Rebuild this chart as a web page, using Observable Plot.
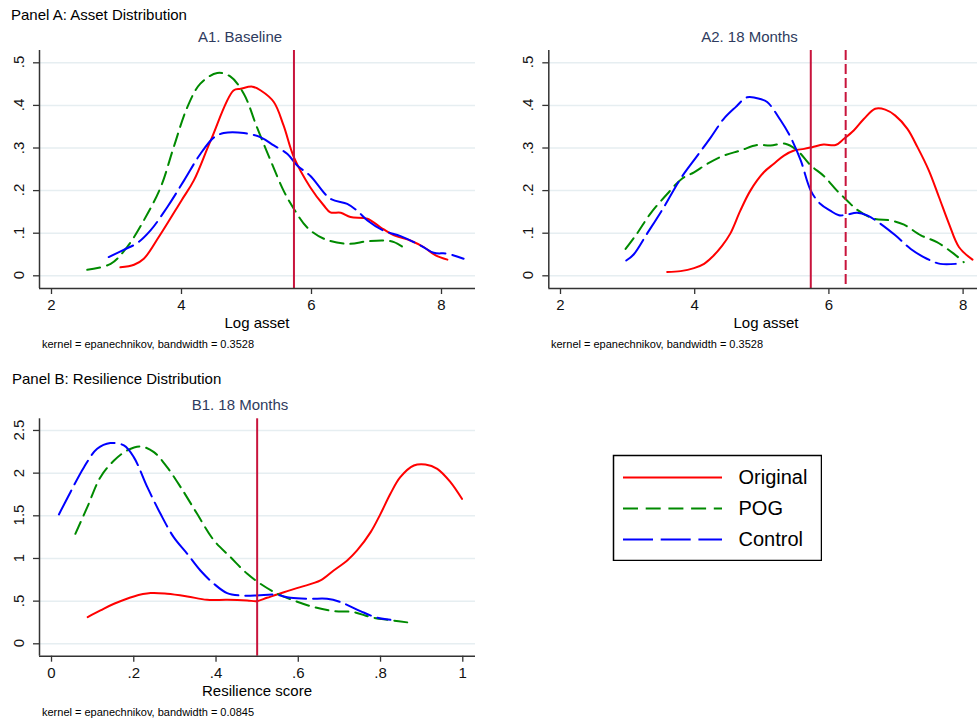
<!DOCTYPE html>
<html>
<head>
<meta charset="utf-8">
<script src="https://cdn.jsdelivr.net/npm/d3@7"></script>
<script src="https://cdn.jsdelivr.net/npm/@observablehq/plot@0.6"></script>
<style>
  body { margin: 0; background: #fff; }
  #page { position: relative; width: 977px; height: 723px; overflow: hidden; background: #fff;
          font-family: Arial, "Liberation Sans", Helvetica, sans-serif; }
  .abs { position: absolute; white-space: nowrap; line-height: 1; }
  .ptitle { font-size: 15px; color: #000; }
  .sub { font-size: 15px; color: #2e3b5e; transform: translateX(-50%); }
  .xl { font-size: 15px; color: #000; transform: translateX(-50%); }
  .cap { font-size: 11px; color: #000; }
  .yt { font-size: 15px; color: #111; transform: translate(-50%, -50%) rotate(-90deg); }
  svg.pnl text { font-size: 15px; font-family: Arial, "Liberation Sans", Helvetica, sans-serif; }
  svg.lgd text { font-size: 20px; font-family: Arial, "Liberation Sans", Helvetica, sans-serif; }
</style>
</head>
<body>
<div id="page"></div>
<script>
// ---------- data ----------
const seriesNames = ["Original", "POG", "Control"];
const seriesColors = ["#ff0000", "#008a00", "#0000ff"];

const assetTicks = [2, 4, 6, 8];
const assetTickLabels = ["2", "4", "6", "8"];
const densTicks = [0, 0.1, 0.2, 0.3, 0.4, 0.5];
const densTickLabels = ["0", ".1", ".2", ".3", ".4", ".5"];
const resTicks = [0, 0.2, 0.4, 0.6, 0.8, 1];
const resTickLabels = ["0", ".2", ".4", ".6", ".8", "1"];
const resDensTicks = [0, 0.5, 1, 1.5, 2, 2.5];
const resDensTickLabels = ["0", ".5", "1", "1.5", "2", "2.5"];

// reference lines
const a1Lines = [5.73];
const a2SolidLines = [5.73];
const a2DashedLines = [6.25];
const b1Lines = [0.5];

// A1 Baseline: [log asset, density]
const a1Original = [[3.06,0.020],[3.27,0.026],[3.42,0.040],[3.65,0.091],[4.00,0.177],[4.19,0.224],[4.45,0.318],[4.80,0.435],[4.91,0.439],[5.09,0.444],[5.22,0.435],[5.42,0.408],[5.57,0.353],[5.73,0.278],[5.98,0.208],[6.19,0.165],[6.29,0.149],[6.45,0.148],[6.60,0.138],[6.86,0.134],[7.06,0.114],[7.27,0.095],[7.52,0.083],[7.73,0.067],[7.91,0.048],[8.09,0.038]];
const a1POG = [[2.55,0.014],[2.91,0.028],[3.16,0.067],[3.42,0.130],[3.68,0.208],[3.88,0.302],[4.09,0.396],[4.29,0.451],[4.55,0.476],[4.75,0.468],[4.96,0.427],[5.16,0.349],[5.37,0.271],[5.57,0.200],[5.73,0.157],[5.93,0.114],[6.19,0.087],[6.55,0.075],[6.86,0.081],[7.11,0.083],[7.27,0.079],[7.45,0.063]];
const a1Control = [[2.88,0.044],[3.11,0.061],[3.32,0.077],[3.52,0.106],[3.78,0.161],[4.04,0.224],[4.29,0.286],[4.50,0.325],[4.65,0.335],[4.96,0.335],[5.22,0.325],[5.42,0.306],[5.63,0.286],[5.78,0.259],[5.98,0.235],[6.29,0.181],[6.55,0.169],[6.70,0.153],[6.86,0.130],[7.11,0.106],[7.37,0.093],[7.68,0.071],[7.88,0.054],[8.09,0.052],[8.34,0.040]];

// A2 18 Months
const a2Original = [[3.59,0.009],[3.79,0.011],[3.99,0.018],[4.14,0.028],[4.26,0.044],[4.41,0.071],[4.53,0.099],[4.68,0.153],[4.83,0.200],[5.03,0.243],[5.18,0.263],[5.33,0.282],[5.48,0.294],[5.63,0.298],[5.75,0.302],[5.92,0.308],[6.10,0.307],[6.22,0.321],[6.37,0.341],[6.52,0.368],[6.69,0.392],[6.84,0.390],[6.99,0.376],[7.17,0.345],[7.32,0.302],[7.49,0.247],[7.64,0.185],[7.79,0.122],[7.94,0.067],[8.14,0.038]];
const a2POG = [[2.97,0.063],[3.14,0.099],[3.34,0.146],[3.59,0.192],[3.81,0.228],[3.99,0.243],[4.19,0.263],[4.43,0.282],[4.68,0.294],[4.93,0.307],[5.13,0.306],[5.35,0.310],[5.53,0.294],[5.73,0.259],[5.92,0.235],[6.12,0.200],[6.27,0.177],[6.42,0.155],[6.67,0.134],[6.92,0.130],[7.12,0.120],[7.37,0.095],[7.61,0.079],[7.86,0.052],[8.01,0.032]];
const a2Control = [[2.98,0.036],[3.09,0.050],[3.29,0.099],[3.54,0.161],[3.79,0.228],[4.04,0.282],[4.24,0.325],[4.43,0.368],[4.61,0.396],[4.78,0.419],[4.98,0.415],[5.08,0.408],[5.28,0.365],[5.43,0.325],[5.58,0.271],[5.73,0.200],[5.87,0.169],[6.02,0.153],[6.15,0.142],[6.25,0.143],[6.42,0.148],[6.57,0.142],[6.77,0.122],[6.99,0.095],[7.22,0.063],[7.46,0.040],[7.66,0.028],[7.89,0.028]];

// B1 18 Months: [resilience score, density]
const b1Original = [[0.088,0.313],[0.119,0.391],[0.152,0.469],[0.200,0.555],[0.241,0.594],[0.281,0.586],[0.330,0.555],[0.378,0.516],[0.427,0.516],[0.476,0.508],[0.500,0.500],[0.524,0.539],[0.565,0.605],[0.605,0.664],[0.654,0.742],[0.686,0.859],[0.719,0.977],[0.743,1.094],[0.776,1.309],[0.800,1.523],[0.824,1.758],[0.848,1.953],[0.881,2.090],[0.909,2.102],[0.938,2.051],[0.970,1.895],[0.998,1.699]];
const b1POG = [[0.058,1.289],[0.087,1.602],[0.119,1.953],[0.152,2.148],[0.184,2.266],[0.216,2.313],[0.249,2.246],[0.281,2.070],[0.314,1.836],[0.354,1.523],[0.395,1.211],[0.435,1.016],[0.476,0.820],[0.508,0.703],[0.549,0.586],[0.589,0.508],[0.638,0.430],[0.686,0.383],[0.735,0.371],[0.776,0.313],[0.816,0.281],[0.881,0.242]];
const b1Control = [[0.018,1.516],[0.046,1.777],[0.079,2.070],[0.111,2.285],[0.143,2.352],[0.176,2.324],[0.200,2.188],[0.233,1.836],[0.265,1.523],[0.297,1.250],[0.330,1.055],[0.362,0.859],[0.395,0.703],[0.427,0.594],[0.459,0.566],[0.500,0.566],[0.541,0.578],[0.581,0.539],[0.629,0.527],[0.670,0.527],[0.703,0.488],[0.751,0.383],[0.792,0.305],[0.824,0.281]];

// ---------- drawing ----------
const page = document.getElementById("page");
const FONT = 'Arial, "Liberation Sans", Helvetica, sans-serif';
const AXIS = "#333333";
const GRID = "#e6eef1";
const REF = "#c8143c";
const DASH = {Original: null, POG: "13,7", Control: "27,7"};

function place(el, left, top) {
  const d = document.createElement("div");
  d.style.position = "absolute"; d.style.left = left + "px"; d.style.top = top + "px";
  d.appendChild(el); page.appendChild(d);
}
function label(cls, text, left, top) {
  const d = document.createElement("div");
  d.className = "abs " + cls; d.textContent = text;
  d.style.left = left + "px"; d.style.top = top + "px";
  page.appendChild(d);
}

function panel({left, top, width, height, margins, xDomain, yDomain, xTicks, xLabels, yTicks, yLabels, series, solid, dashed}) {
  const [mt, mr, mb, ml] = margins;
  const curveMarks = series.map((data, i) => Plot.line(data, {
    x: d => d[0], y: d => d[1], stroke: seriesColors[i], strokeWidth: 2,
    strokeDasharray: DASH[seriesNames[i]] || undefined, curve: "catmull-rom"
  }));
  const chart = Plot.plot({
    className: "pnl",
    width, height, marginTop: mt, marginRight: mr, marginBottom: mb, marginLeft: ml,
    style: {fontFamily: FONT, fontSize: "15px", background: "transparent", overflow: "visible"},
    x: {domain: xDomain},
    y: {domain: yDomain},
    marks: [
      Plot.gridY(yTicks, {stroke: GRID, strokeOpacity: 1, strokeWidth: 1.5}),
      ...curveMarks,
      Plot.ruleX(solid, {stroke: REF, strokeWidth: 2}),
      Plot.ruleX(dashed, {stroke: REF, strokeWidth: 2, strokeDasharray: "10,4"}),
      Plot.ruleX([xDomain[0]], {stroke: AXIS, strokeWidth: 1.5}),
      Plot.ruleY([yDomain[0]], {stroke: AXIS, strokeWidth: 1.5}),
      Plot.axisY(yTicks, {tickSize: 6, tickFormat: () => "", stroke: AXIS, strokeWidth: 1.3, label: null}),
      Plot.axisX(xTicks, {tickSize: 6, tickPadding: 5, tickFormat: (d, i) => xLabels[i], stroke: AXIS, strokeWidth: 1.3, fill: "#111", fontSize: 15, label: null})
    ]
  });
  place(chart, left, top);
  // rotated y tick labels, positioned with the chart's own y scale
  const ys = chart.scale("y");
  yTicks.forEach((t, i) => {
    const d = document.createElement("div");
    d.className = "abs yt"; d.textContent = yLabels[i];
    d.style.left = (left + ml - 21.5) + "px";
    d.style.top = (top + ys.apply(t)) + "px";
    page.appendChild(d);
  });
  return chart;
}

// Panel A titles
label("ptitle", "Panel A: Asset Distribution", 11, 6.5);
label("sub", "A1. Baseline", 240, 29);
label("sub", "A2. 18 Months", 749.5, 29);

panel({
  left: 0, top: 0, width: 490, height: 315, margins: [50, 15, 27, 39],
  xDomain: [1.8154, 8.523], yDomain: [-0.0298, 0.5289],
  xTicks: assetTicks, xLabels: assetTickLabels, yTicks: densTicks, yLabels: densTickLabels,
  series: [a1Original, a1POG, a1Control], solid: a1Lines, dashed: []
});

panel({
  left: 490, top: 0, width: 487, height: 315, margins: [50, 0, 27, 58.3],
  xDomain: [1.8256, 8.2146], yDomain: [-0.0298, 0.5289],
  xTicks: assetTicks, xLabels: assetTickLabels, yTicks: densTicks, yLabels: densTickLabels,
  series: [a2Original, a2POG, a2Control], solid: a2SolidLines, dashed: a2DashedLines
});

label("xl", "Log asset", 257, 314.8);
label("xl", "Log asset", 766, 314.8);
label("cap", "kernel = epanechnikov, bandwidth = 0.3528", 42, 339.4);
label("cap", "kernel = epanechnikov, bandwidth = 0.3528", 551, 339.4);

// Panel B
label("ptitle", "Panel B: Resilience Distribution", 12, 371.3);
label("sub", "B1. 18 Months", 240, 397.3);

panel({
  left: 0, top: 360, width: 490, height: 340, margins: [58.3, 15, 44.3, 39],
  xDomain: [-0.0292, 1.0309], yDomain: [-0.1453, 2.6368],
  xTicks: resTicks, xLabels: resTickLabels, yTicks: resDensTicks, yLabels: resDensTickLabels,
  series: [b1Original, b1POG, b1Control], solid: b1Lines, dashed: []
});

label("xl", "Resilience score", 257, 683.3);
label("cap", "kernel = epanechnikov, bandwidth = 0.0845", 42, 707.4);

// Legend
const legendDash = {Original: null, POG: "15,7.7", Control: "30,7.7"};
const legend = Plot.plot({
  className: "lgd",
  width: 210, height: 107, margin: 1,
  style: {fontFamily: FONT, background: "#fff"},
  x: {domain: [0, 208], axis: null},
  y: {type: "point", domain: seriesNames, range: [22, 85], padding: 0, axis: null},
  marks: [
    ...seriesNames.map((name, i) => Plot.ruleY([name], {
      y: d => d, x1: 10, x2: 109, stroke: seriesColors[i], strokeWidth: 2,
      strokeDasharray: legendDash[name] || undefined
    })),
    Plot.text(seriesNames, {y: d => d, x: 125, text: d => d, textAnchor: "start", fontSize: 20, fill: "#000"}),
    Plot.frame({stroke: "#000", strokeWidth: 1.5})
  ]
});
place(legend, 612, 454);
</script>
</body>
</html>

━━━━━━━━━━

*THE PROBLEM*
Copy nothing but the lines from the first one in the listing through the line with "const b1Lines = [0.5];", and omit the pictures.

*SOLUTION TO THIS PROBLEM*
Rebuild this chart as a web page, using Observable Plot.
<!DOCTYPE html>
<html>
<head>
<meta charset="utf-8">
<script src="https://cdn.jsdelivr.net/npm/d3@7"></script>
<script src="https://cdn.jsdelivr.net/npm/@observablehq/plot@0.6"></script>
<style>
  body { margin: 0; background: #fff; }
  #page { position: relative; width: 977px; height: 723px; overflow: hidden; background: #fff;
          font-family: Arial, "Liberation Sans", Helvetica, sans-serif; }
  .abs { position: absolute; white-space: nowrap; line-height: 1; }
  .ptitle { font-size: 15px; color: #000; }
  .sub { font-size: 15px; color: #2e3b5e; transform: translateX(-50%); }
  .xl { font-size: 15px; color: #000; transform: translateX(-50%); }
  .cap { font-size: 11px; color: #000; }
  .yt { font-size: 15px; color: #111; transform: translate(-50%, -50%) rotate(-90deg); }
  svg.pnl text { font-size: 15px; font-family: Arial, "Liberation Sans", Helvetica, sans-serif; }
  svg.lgd text { font-size: 20px; font-family: Arial, "Liberation Sans", Helvetica, sans-serif; }
</style>
</head>
<body>
<div id="page"></div>
<script>
// ---------- data ----------
const seriesNames = ["Original", "POG", "Control"];
const seriesColors = ["#ff0000", "#008a00", "#0000ff"];

const assetTicks = [2, 4, 6, 8];
const assetTickLabels = ["2", "4", "6", "8"];
const densTicks = [0, 0.1, 0.2, 0.3, 0.4, 0.5];
const densTickLabels = ["0", ".1", ".2", ".3", ".4", ".5"];
const resTicks = [0, 0.2, 0.4, 0.6, 0.8, 1];
const resTickLabels = ["0", ".2", ".4", ".6", ".8", "1"];
const resDensTicks = [0, 0.5, 1, 1.5, 2, 2.5];
const resDensTickLabels = ["0", ".5", "1", "1.5", "2", "2.5"];

// reference lines
const a1Lines = [5.73];
const a2SolidLines = [5.73];
const a2DashedLines = [6.25];
const b1Lines = [0.5];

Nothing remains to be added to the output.